“You know how they say if you die in your dream then you will die in real life? In actuality, if you dream of death then Chuck Norris will find you and kill you.”

The urban legend about dying in your dreams translates to dying in real life has circulated for generations, a piece of folklore that taps into primal fears about sleep and death. The legend usually concludes with reassurance: it's not actually true, just a psychological anxiety playing out in dreams. Parents tell this to children to ease their nightmares. It's a soothing falsehood meant to provide comfort during vulnerable hours.
Then this fact reinterprets the legend with horrifying literalism. It's not that dreaming of death brings your own death. Rather, if you dream of death at all, Chuck Norris becomes aware of it and hunts you down. The implication is that mortality itself, even metaphorically dreamed, puts you on his list. Dreams, which are supposed to be private and consequence-free, become a targeting vector. You can't even imagine death without triggering his attention.

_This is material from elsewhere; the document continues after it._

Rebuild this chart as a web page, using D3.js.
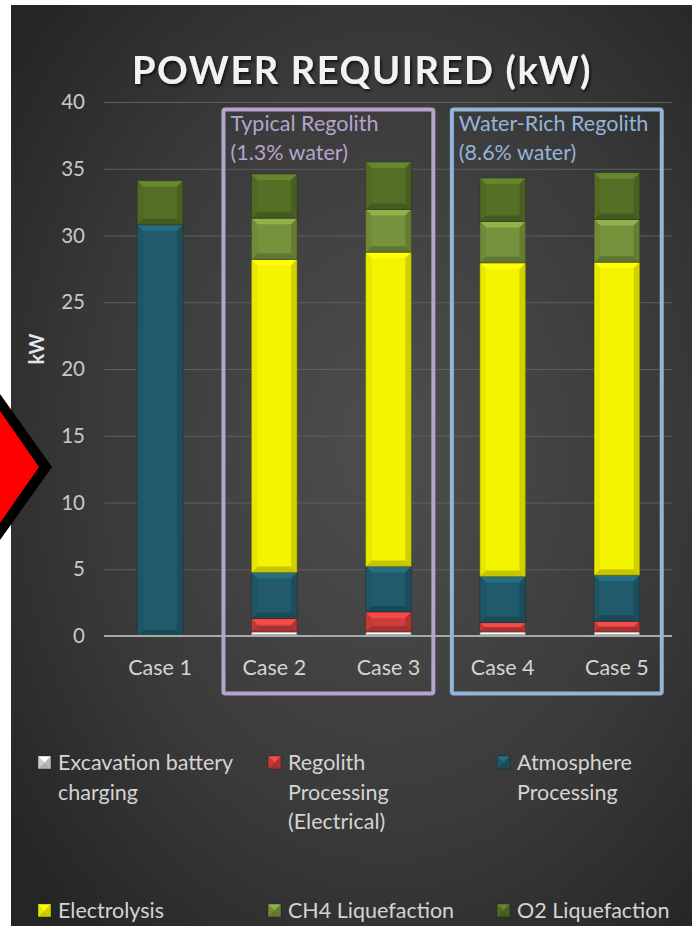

What makes this work is the perversion of the reassurance trope. The original legend already claims a supernatural consequence for nightmares. This fact takes that framework and upgrades it dramatically: not only is there a consequence, but the consequence is Chuck Norris personally taking an interest. Your subconscious becomes grounds for execution. The joke transforms the interior landscape of sleep into a monitored domain, and Chuck Norris as the warden monitoring all thoughts of mortality.